PETER SCHRAG, "THE FORGOTTEN AMERICAN," HARPER’S, AUGUST 1969
There is hardly a language to describe him, or even a set of social statistics. Just names: racist-bigot-redneck-ethnic-Irish-Italian-Pole-Hunkie-Yahoo. The lower middle class. A blank. The man under whose hat lies the great American desert. Who watches the tube, plays the horses, and keeps the niggers out of his union and his neighborhood. Who might vote for Wallace (but didn’t). Who cheers when the cops beat up on demonstrators. Who is free, white, and twenty-one, has a job, a home, a family, and is up to his eyeballs in credit. In the guise of the working class - or the American yeoman or John Smith - he was once the hero of the civics books, the man Andrew Jackson called "the bone and sinew of the country." Now he is the "forgotten man," perhaps the most alienated person in America. . . .
He does all the right things, obeys the law, goes to church and insists - usually - that his kids get a better education than he had. But the right things don’t seem to be paying off. While he is making more than he ever made - perhaps more than he’d ever dreamed - he’s still struggling while a lot of others - "them" (on welfare, in demonstrations, in the ghettos) are getting most of the attention. "I’m working my ass off," a guy tells you on a stoop in South Boston. "My kids don’t have a place to swim, my parks are full of glass, and I’m supposed to bleed for a bunch of people on relief." . . .

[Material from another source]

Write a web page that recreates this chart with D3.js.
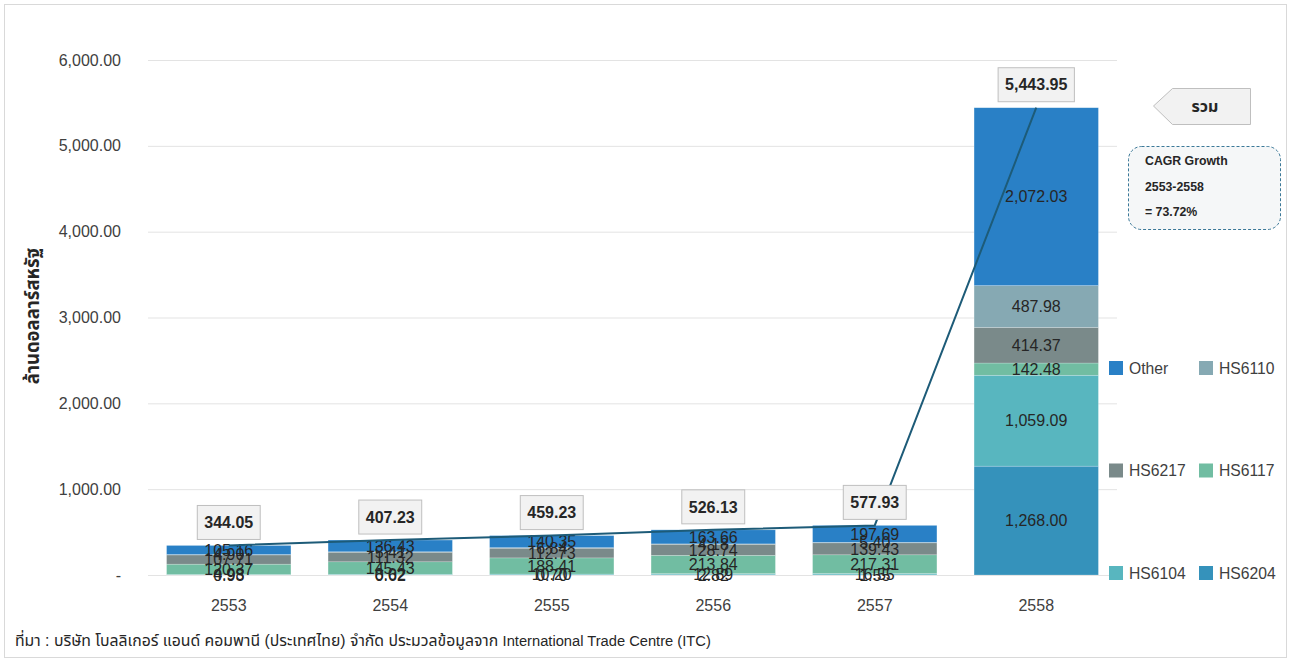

All of these things are side manifestations of a malaise that lacks a language. Whatever law and order means, for example, to a man who feels his wife is unsafe on the street after dark or in the park at any time, or whose kids get shaken down in the school yard, it also means something like normality - the demand that everybody play it by the book, that cultural and social standards be returned to their civics-book simplicity, that things shouldn’t be as they are but as they were supposed to be. If there is a revolution in this country - a revolt in manners, in standards of dress and obscenity, and, more importantly, in our official sense of what America is - there is also a counter-revolt. Sometimes it is inarticulate, and sometimes (perhaps most of the time) people are either too confused or apathetic - or simply too polite and too decent - to declare themselves. . . .
"Everybody around here," you are told, "pays his own way." In this world the problems are not the ABM or air pollution . . . or the international population crisis; the problem is to get your street cleaned, your garbage collected, to get your husband home from Vietnam alive; to negotiate installment payments and keep the schools orderly. . . . Somewhere in his gut the man in these communities knows that mobility and choice in this society are limited. He cannot imagine any major change for the better; but he can imagine change for the worse. And yet for a decade he is the one who has been asked to carry the burden of social reform, to integrate his schools and his neighborhood, has been asked by comfortable people to pay the social debts due to the poor and the black. . . .
The liberal wisdom about welfare, ghettos, student revolt, and Vietnam has only a marginal place, if any, for the values and the life of the working man. It flies in the face of most of what he was taught to cherish and respect: hard work, order, authority, self-reliance. He fought, either alone or through labor organizations, to establish the precincts he now considers his own. . . .
Suddenly the rules are changing - all the rules. If you protect your job for your own you may be called a bigot. At the same time it’s perfectly acceptable to shout black power and to endorse it. What does it take to be a good American? Give the black man a position because he is black, not because he necessarily works harder or does the job better. What does it take to be a good American? Dress nicely, hold a job, be clean-cut, don’t judge a man by the color of his skin or the country of his origin. What about the demands of Negroes, the long hair of the students, the dirty movies, the people who burn draft cards and American flags. Do you have to go out in the street with picket signs, do you have to burn the place down to get what you want? What does it take to be a good American?